▶ **EXERCISE BRIEF**
From the listing that follows, output everything exactly except the pictures.

▶ **RAW DATA**
════════════════════

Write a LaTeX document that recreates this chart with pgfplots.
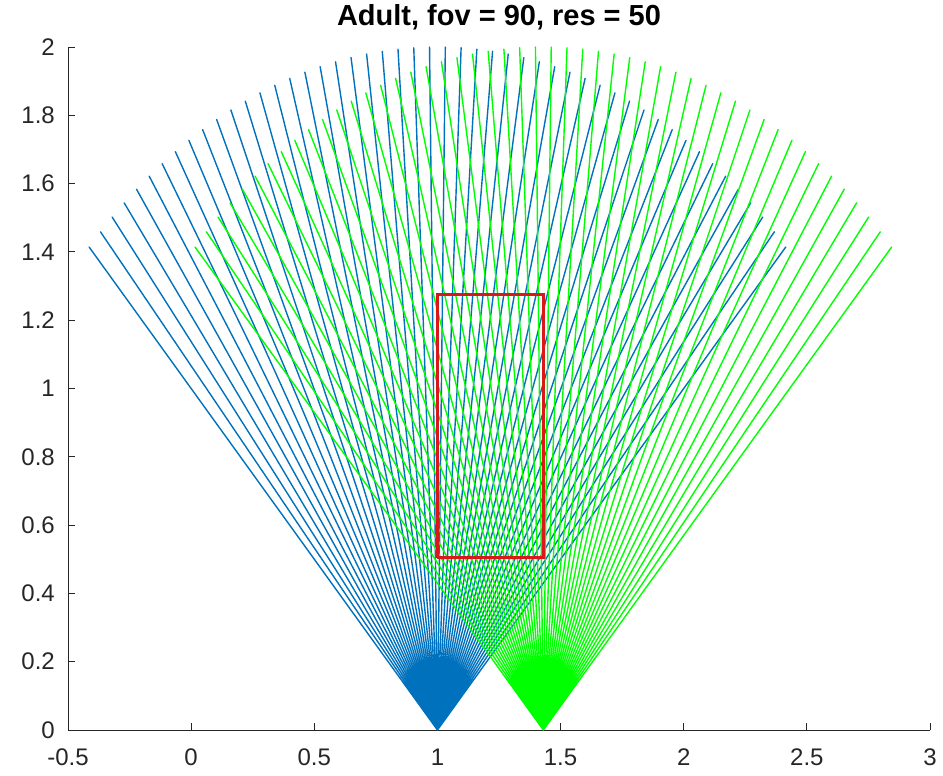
\documentclass[border=0pt]{standalone}
\usepackage{pgfplots}
\pgfplotsset{compat=1.18}
\usepackage{fontspec}
\setmainfont{Liberation Sans}
\definecolor{mblue}{rgb}{0,0.447,0.741}
\definecolor{mgreen}{rgb}{0,1,0}
\definecolor{axgray}{rgb}{0.15,0.15,0.15}
\begin{document}
\begin{tikzpicture}
\begin{axis}[
  name=ax, scale only axis, width=862pt, height=683pt,
  xmin=-0.5, xmax=3, ymin=0, ymax=2,
  axis lines=left,
  axis line style={-, draw=axgray, line width=0.8pt},
  tick align=inside, major tick length=7pt,
  tick style={axgray, line width=0.8pt},
  xtick={-0.5,0,0.5,1,1.5,2,2.5,3},
  xticklabels={-0.5,0,0.5,1,1.5,2,2.5,3},
  ytick={0,0.2,0.4,0.6,0.8,1,1.2,1.4,1.6,1.8,2},
  yticklabels={0,0.2,0.4,0.6,0.8,1,1.2,1.4,1.6,1.8,2},
  ticklabel style={font=\fontsize{24}{24}\selectfont, text=axgray},
  xticklabel style={anchor=north, inner sep=0pt, yshift=-19pt},
  yticklabel style={anchor=east, inner sep=0pt, xshift=-13pt},
  title={Adult, fov = 90, res = 50},
  title style={font=\fontsize{29}{29}\selectfont\bfseries, anchor=base, at={(0.5,1)}, yshift=15pt, text=black},
]
\addplot[mblue, line width=1.4pt, line join=round, mark=none] coordinates {
(1,0) (2.41421,1.41421) (1,0) (2.36816,1.45882) (1,0) (2.32070,1.50192) (1,0) (2.27188,1.54346)
(1,0) (2.22176,1.58346) (1,0) (2.17040,1.62180) (1,0) (2.11780,1.65848) (1,0) (2.06408,1.69346)
(1,0) (2.00924,1.72670) (1,0) (1.95336,1.75814) (1,0) (1.89654,1.78780) (1,0) (1.83878,1.81562)
(1,0) (1.78014,1.84156) (1,0) (1.72072,1.86564) (1,0) (1.66058,1.88778) (1,0) (1.59972,1.90796)
(1,0) (1.53824,1.92622) (1,0) (1.47624,1.94248) (1,0) (1.41374,1.95674) (1,0) (1.35080,1.96900)
(1,0) (1.28752,1.97924) (1,0) (1.22394,1.98742) (1,0) (1.16012,1.99356) (1,0) (1.09613,1.99769)
(1,0) (1.03206,1.99974) (1,0) (0.96794,1.99974) (1,0) (0.90387,1.99769) (1,0) (0.83988,1.99356)
(1,0) (0.77606,1.98742) (1,0) (0.71248,1.97924) (1,0) (0.64920,1.96900) (1,0) (0.58626,1.95674)
(1,0) (0.52376,1.94248) (1,0) (0.46176,1.92622) (1,0) (0.40028,1.90796) (1,0) (0.33942,1.88778)
(1,0) (0.27928,1.86564) (1,0) (0.21986,1.84156) (1,0) (0.16122,1.81562) (1,0) (0.10346,1.78780)
(1,0) (0.04664,1.75814) (1,0) (-0.00924,1.72670) (1,0) (-0.06408,1.69346) (1,0) (-0.11780,1.65848)
(1,0) (-0.17040,1.62180) (1,0) (-0.22176,1.58346) (1,0) (-0.27188,1.54346) (1,0) (-0.32070,1.50192)
(1,0) (-0.36816,1.45882) (1,0) (-0.41421,1.41421) (1,0)
};
\addplot[mgreen, line width=1.4pt, line join=round, mark=none] coordinates {
(1.43,0) (2.84421,1.41421) (1.43,0) (2.79816,1.45882) (1.43,0) (2.75070,1.50192) (1.43,0) (2.70188,1.54346)
(1.43,0) (2.65176,1.58346) (1.43,0) (2.60040,1.62180) (1.43,0) (2.54780,1.65848) (1.43,0) (2.49408,1.69346)
(1.43,0) (2.43924,1.72670) (1.43,0) (2.38336,1.75814) (1.43,0) (2.32654,1.78780) (1.43,0) (2.26878,1.81562)
(1.43,0) (2.21014,1.84156) (1.43,0) (2.15072,1.86564) (1.43,0) (2.09058,1.88778) (1.43,0) (2.02972,1.90796)
(1.43,0) (1.96824,1.92622) (1.43,0) (1.90624,1.94248) (1.43,0) (1.84374,1.95674) (1.43,0) (1.78080,1.96900)
(1.43,0) (1.71752,1.97924) (1.43,0) (1.65394,1.98742) (1.43,0) (1.59012,1.99356) (1.43,0) (1.52613,1.99769)
(1.43,0) (1.46206,1.99974) (1.43,0) (1.39794,1.99974) (1.43,0) (1.33387,1.99769) (1.43,0) (1.26988,1.99356)
(1.43,0) (1.20606,1.98742) (1.43,0) (1.14248,1.97924) (1.43,0) (1.07920,1.96900) (1.43,0) (1.01626,1.95674)
(1.43,0) (0.95376,1.94248) (1.43,0) (0.89176,1.92622) (1.43,0) (0.83028,1.90796) (1.43,0) (0.76942,1.88778)
(1.43,0) (0.70928,1.86564) (1.43,0) (0.64986,1.84156) (1.43,0) (0.59122,1.81562) (1.43,0) (0.53346,1.78780)
(1.43,0) (0.47664,1.75814) (1.43,0) (0.42076,1.72670) (1.43,0) (0.36592,1.69346) (1.43,0) (0.31220,1.65848)
(1.43,0) (0.25960,1.62180) (1.43,0) (0.20824,1.58346) (1.43,0) (0.15812,1.54346) (1.43,0) (0.10930,1.50192)
(1.43,0) (0.06184,1.45882) (1.43,0) (0.01579,1.41421) (1.43,0)
};
\addplot[color={rgb,1:red,0.85;green,0.1;blue,0.1}, line width=2.4pt, mark=none] coordinates {
(1,0.505) (1.43,0.505) (1.43,1.275) (1,1.275) (1,0.505)
};
\end{axis}
\pgfresetboundingbox
\path ([xshift=-68pt,yshift=-45pt]ax.south west) rectangle ([xshift=13pt,yshift=47pt]ax.north east);
\end{tikzpicture}
\end{document}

════════════════════

▶ **TASK ANSWER**
Write a LaTeX document that recreates this chart with pgfplots.
\documentclass[border=0pt]{standalone}
\usepackage{pgfplots}
\pgfplotsset{compat=1.18}
\usepackage{fontspec}
\setmainfont{Liberation Sans}
\definecolor{mblue}{rgb}{0,0.447,0.741}
\definecolor{mgreen}{rgb}{0,1,0}
\definecolor{axgray}{rgb}{0.15,0.15,0.15}
\begin{document}
\begin{tikzpicture}
\begin{axis}[
  name=ax, scale only axis, width=862pt, height=683pt,
  xmin=-0.5, xmax=3, ymin=0, ymax=2,
  axis lines=left,
  axis line style={-, draw=axgray, line width=0.8pt},
  tick align=inside, major tick length=7pt,
  tick style={axgray, line width=0.8pt},
  xtick={-0.5,0,0.5,1,1.5,2,2.5,3},
  xticklabels={-0.5,0,0.5,1,1.5,2,2.5,3},
  ytick={0,0.2,0.4,0.6,0.8,1,1.2,1.4,1.6,1.8,2},
  yticklabels={0,0.2,0.4,0.6,0.8,1,1.2,1.4,1.6,1.8,2},
  ticklabel style={font=\fontsize{24}{24}\selectfont, text=axgray},
  xticklabel style={anchor=north, inner sep=0pt, yshift=-19pt},
  yticklabel style={anchor=east, inner sep=0pt, xshift=-13pt},
  title={Adult, fov = 90, res = 50},
  title style={font=\fontsize{29}{29}\selectfont\bfseries, anchor=base, at={(0.5,1)}, yshift=15pt, text=black},
]
\addplot[mblue, line width=1.4pt, line join=round, mark=none] coordinates {
(1,0) (2.41421,1.41421) (1,0) (2.36816,1.45882) (1,0) (2.32070,1.50192) (1,0) (2.27188,1.54346)
(1,0) (2.22176,1.58346) (1,0) (2.17040,1.62180) (1,0) (2.11780,1.65848) (1,0) (2.06408,1.69346)
(1,0) (2.00924,1.72670) (1,0) (1.95336,1.75814) (1,0) (1.89654,1.78780) (1,0) (1.83878,1.81562)
(1,0) (1.78014,1.84156) (1,0) (1.72072,1.86564) (1,0) (1.66058,1.88778) (1,0) (1.59972,1.90796)
(1,0) (1.53824,1.92622) (1,0) (1.47624,1.94248) (1,0) (1.41374,1.95674) (1,0) (1.35080,1.96900)
(1,0) (1.28752,1.97924) (1,0) (1.22394,1.98742) (1,0) (1.16012,1.99356) (1,0) (1.09613,1.99769)
(1,0) (1.03206,1.99974) (1,0) (0.96794,1.99974) (1,0) (0.90387,1.99769) (1,0) (0.83988,1.99356)
(1,0) (0.77606,1.98742) (1,0) (0.71248,1.97924) (1,0) (0.64920,1.96900) (1,0) (0.58626,1.95674)
(1,0) (0.52376,1.94248) (1,0) (0.46176,1.92622) (1,0) (0.40028,1.90796) (1,0) (0.33942,1.88778)
(1,0) (0.27928,1.86564) (1,0) (0.21986,1.84156) (1,0) (0.16122,1.81562) (1,0) (0.10346,1.78780)
(1,0) (0.04664,1.75814) (1,0) (-0.00924,1.72670) (1,0) (-0.06408,1.69346) (1,0) (-0.11780,1.65848)
(1,0) (-0.17040,1.62180) (1,0) (-0.22176,1.58346) (1,0) (-0.27188,1.54346) (1,0) (-0.32070,1.50192)
(1,0) (-0.36816,1.45882) (1,0) (-0.41421,1.41421) (1,0)
};
\addplot[mgreen, line width=1.4pt, line join=round, mark=none] coordinates {
(1.43,0) (2.84421,1.41421) (1.43,0) (2.79816,1.45882) (1.43,0) (2.75070,1.50192) (1.43,0) (2.70188,1.54346)
(1.43,0) (2.65176,1.58346) (1.43,0) (2.60040,1.62180) (1.43,0) (2.54780,1.65848) (1.43,0) (2.49408,1.69346)
(1.43,0) (2.43924,1.72670) (1.43,0) (2.38336,1.75814) (1.43,0) (2.32654,1.78780) (1.43,0) (2.26878,1.81562)
(1.43,0) (2.21014,1.84156) (1.43,0) (2.15072,1.86564) (1.43,0) (2.09058,1.88778) (1.43,0) (2.02972,1.90796)
(1.43,0) (1.96824,1.92622) (1.43,0) (1.90624,1.94248) (1.43,0) (1.84374,1.95674) (1.43,0) (1.78080,1.96900)
(1.43,0) (1.71752,1.97924) (1.43,0) (1.65394,1.98742) (1.43,0) (1.59012,1.99356) (1.43,0) (1.52613,1.99769)
(1.43,0) (1.46206,1.99974) (1.43,0) (1.39794,1.99974) (1.43,0) (1.33387,1.99769) (1.43,0) (1.26988,1.99356)
(1.43,0) (1.20606,1.98742) (1.43,0) (1.14248,1.97924) (1.43,0) (1.07920,1.96900) (1.43,0) (1.01626,1.95674)
(1.43,0) (0.95376,1.94248) (1.43,0) (0.89176,1.92622) (1.43,0) (0.83028,1.90796) (1.43,0) (0.76942,1.88778)
(1.43,0) (0.70928,1.86564) (1.43,0) (0.64986,1.84156) (1.43,0) (0.59122,1.81562) (1.43,0) (0.53346,1.78780)
(1.43,0) (0.47664,1.75814) (1.43,0) (0.42076,1.72670) (1.43,0) (0.36592,1.69346) (1.43,0) (0.31220,1.65848)
(1.43,0) (0.25960,1.62180) (1.43,0) (0.20824,1.58346) (1.43,0) (0.15812,1.54346) (1.43,0) (0.10930,1.50192)
(1.43,0) (0.06184,1.45882) (1.43,0) (0.01579,1.41421) (1.43,0)
};
\addplot[color={rgb,1:red,0.85;green,0.1;blue,0.1}, line width=2.4pt, mark=none] coordinates {
(1,0.505) (1.43,0.505) (1.43,1.275) (1,1.275) (1,0.505)
};
\end{axis}
\pgfresetboundingbox
\path ([xshift=-68pt,yshift=-45pt]ax.south west) rectangle ([xshift=13pt,yshift=47pt]ax.north east);
\end{tikzpicture}
\end{document}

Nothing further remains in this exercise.